The Most Honest Thing I’ve Said in a Boardroom
A note to founders on conviction without bullshit
My Take:
We met with an early-stage founder recently.
Smart. Thoughtful. Obsessed with the problem. Maybe we'll join up.
We were going through the regular rounds of diligence and I asked about pricing.
At this stage, I expected a range.
Instead, he came back with two decimal points, wrapped in absurd confidence that suggested his pricing schedule had been handed down via stone tablets.
And I remember thinking: there's no f*****g way he can know that.
He just didn't have enough customers, enough usage, or enough data to be that precise with that much confidence.
Now look: I have compassion for the guy. I used to be that guy.
Entrepreneurs are stuck in a bind. You have to show up with conviction while managing real uncertainty.
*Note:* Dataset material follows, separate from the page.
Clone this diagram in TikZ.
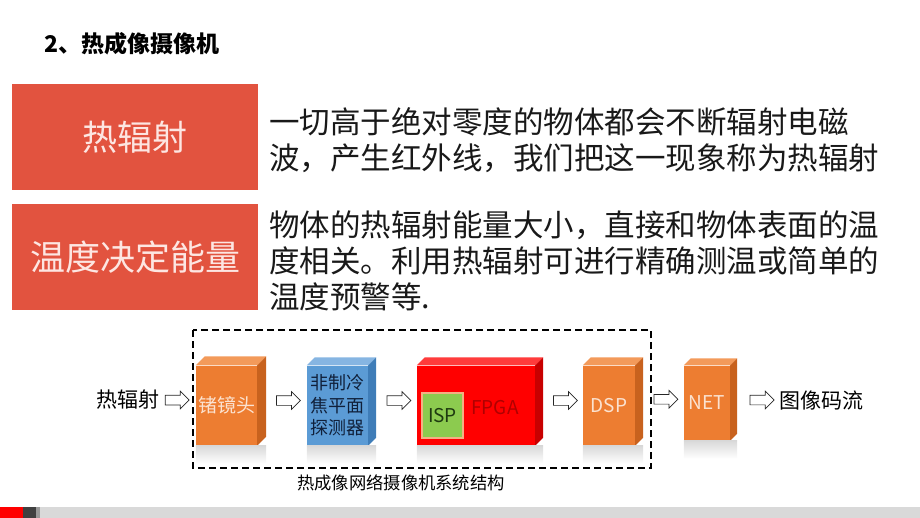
\documentclass[tikz,border=0pt]{standalone}
\usepackage{fontspec}
\setmainfont{Noto Sans CJK SC}
\usepackage{xcolor}
\usepackage{tikz}
\usetikzlibrary{shapes.arrows,calc}

\definecolor{boxred}{HTML}{E2533F}
\definecolor{boxtext}{HTML}{FDE6E2}
\definecolor{lensorange}{HTML}{ED7D31}
\definecolor{lenstop}{HTML}{F39A5A}
\definecolor{lensside}{HTML}{C8621E}
\definecolor{paleorange}{HTML}{FBE2D0}
\definecolor{detblue}{HTML}{5B9BD5}
\definecolor{dettop}{HTML}{86B5E2}
\definecolor{detside}{HTML}{3F7DB8}
\definecolor{navytext}{HTML}{10203A}
\definecolor{fpgared}{HTML}{FF0000}
\definecolor{fpgatop}{HTML}{FF3B3B}
\definecolor{fpgaside}{HTML}{C80000}
\definecolor{fpgatext}{HTML}{B00000}
\definecolor{ispgreen}{HTML}{8CCB4F}
\definecolor{isporange}{HTML}{F4B183}
\definecolor{isptext}{HTML}{1E3A10}

% top face, side face and reflection of a cube whose front is node #1
\newcommand{\cubesides}[4]{%
  \fill[#2] (#1.north west) -- ++(#4,-#4) -- ($(#1.north east)+(#4,-#4)$) -- (#1.north east) -- cycle;
  \fill[#3] (#1.north east) -- ++(#4,-#4) -- ($(#1.south east)+(#4,-#4)$) -- (#1.south east) -- cycle;
  \shade[top color=gray!30,bottom color=white] (#1.south west) rectangle ($(#1.south east)+(#4,18)$);
}

\begin{document}
\begin{tikzpicture}[
			x = 1pt, y = -1pt,
			every node/.style = {inner sep=0pt},
			headbox/.style = {fill=boxred, text=boxtext, minimum width=246pt, minimum height=106pt, font=\fontsize{35}{40}\selectfont},
			para/.style = {anchor=west, align=left, text=black!90, font=\fontsize{30.5}{36}\selectfont},
			cube/.style = {text=paleorange, font=\fontsize{19}{22}\selectfont},
			hollow/.style = {single arrow, draw=black!85, fill=white, line width=0.7pt, inner xsep=0pt, inner ysep=4.5pt, minimum height=24pt, single arrow head extend=4pt}
			]

			\useasboundingbox (0,0) rectangle (920,518);

			\node[anchor=west, font=\bfseries\fontsize{23}{26}\selectfont] (title) at (44,44) {2、热成像摄像机};

			\node[headbox] (hot) at (135,137) {热辐射};
			\node[headbox] (temp) at (135,257) {温度决定能量};
			\node[para] (hotdesc) at (269,140) {一切高于绝对零度的物体都会不断辐射电磁\\波，产生红外线，我们把这一现象称为热辐射};
			\node[para] (tempdesc) at (269,261) {物体的热辐射能量大小，直接和物体表面的温\\度相关。利用热辐射可进行精确测温或简单的\\温度预警等.};

			\draw[line width=2.2pt, dash pattern=on 7pt off 4pt] (193,330) rectangle (651,468);
			\node[font=\fontsize{17.3}{20}\selectfont] (caption) at (401,483) {热成像网络摄像机系统结构};

			\node[font=\fontsize{21}{24}\selectfont] (src) at (128,400) {热辐射};

			\node[cube, fill=lensorange, minimum width=61pt, minimum height=80pt] (lens) at (226.5,405.5) {锗镜头};
			\cubesides{lens}{lenstop}{lensside}{9}
			\node[cube, fill=detblue, minimum width=61pt, minimum height=80pt, align=center, text=navytext, font=\fontsize{18}{22.5}\selectfont] (det) at (337.5,405.5) {非制冷\\焦平面\\探测器};
			\cubesides{det}{dettop}{detside}{8}
			\node[cube, fill=fpgared, minimum width=118pt, minimum height=80pt] (fpga) at (476,405.5) {};
			\cubesides{fpga}{fpgatop}{fpgaside}{8}
			\node[text=fpgatext, font=\fontsize{19}{22}\selectfont] (fpgalabel) at (495,408) {FPGA};
			\node[draw=isporange, line width=1.3pt, fill=ispgreen, minimum width=41pt, minimum height=45pt, text=isptext, font=\fontsize{19}{22}\selectfont] (isp) at (442.5,415.5) {ISP};
			\node[cube, fill=lensorange, minimum width=52pt, minimum height=80pt] (dsp) at (609,405.5) {DSP};
			\cubesides{dsp}{lenstop}{lensside}{8}
			\node[cube, fill=lensorange, minimum width=46pt, minimum height=75pt] (net) at (707,403) {NET};
			\cubesides{net}{lenstop}{lensside}{7}
			\node[anchor=west, font=\fontsize{21}{24}\selectfont] (out) at (779,401) {图像码流};

			% hollow arrows between the blocks
			\node[hollow, xshift=-3pt, yshift=2.7pt] (arr1) at ($(src.east)!0.5!(lens.west)$) {};
			\foreach \a/\b/\n in {lens/det/2, det/fpga/3, fpga/dsp/4, dsp/net/5}
				\node[hollow, xshift=4pt, yshift=5pt] (arr\n) at ($(\a.east)!0.5!(\b.west)$) {};
			\node[hollow, xshift=5pt, yshift=2pt] (arr6) at ($(net.east)!0.5!(out.west)$) {};

			\fill[fpgared] (0,507) rectangle (23,518);
			\fill[black!75] (23,507) rectangle (36,518);
			\fill[black!40] (36,507) rectangle (40,518);
			\fill[black!15] (40,507) rectangle (920,518);

		\end{tikzpicture}
\end{document}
If you speak too plainly about the uncertainty and the unknowns, a lot of VCs and board members (even the ones who profess to be comfortable with the rough-and-tumble of early stage) will run for the hills. So most founders resolve the tension the same way: by wrapping themselves in the mantle of false certainty.
I did that for years.
Old me would've launched into the routine:
"Calibrating for X, Y, and Z, and accounting for A, B, and C, it's clear that..." Blah blah blah blah blah.
A lot of words. A lot of posturing. A lot of saying what people wanted to hear so they'd stay off my back.
Then one day, in a board meeting, I got asked a question there was no possible way I could answer.
What came next wasn't my better angels swooping in. I was irritated, and I smugly blurted out:
"I'm sure I don't know the answer to that question. But here's my theory of the case."
And weirdly, it landed. The room didn't collapse. If anything, the conversation got better.
Now this isn't about shrugging and saying, "Who knows, aliens could swoop down, the moon could turn into blue cheese. Your guess is as good as mine!" That's not useful either.
Here’s what it is. And feel free to repeat after me:
“I don't know. But here's my theory of the case.”
Have beliefs. Have reasons. Be ready to revise them fast.
Turns out people don't need you to know the answer.
They just need to trust that you'll figure it out and are learning at the speed of light.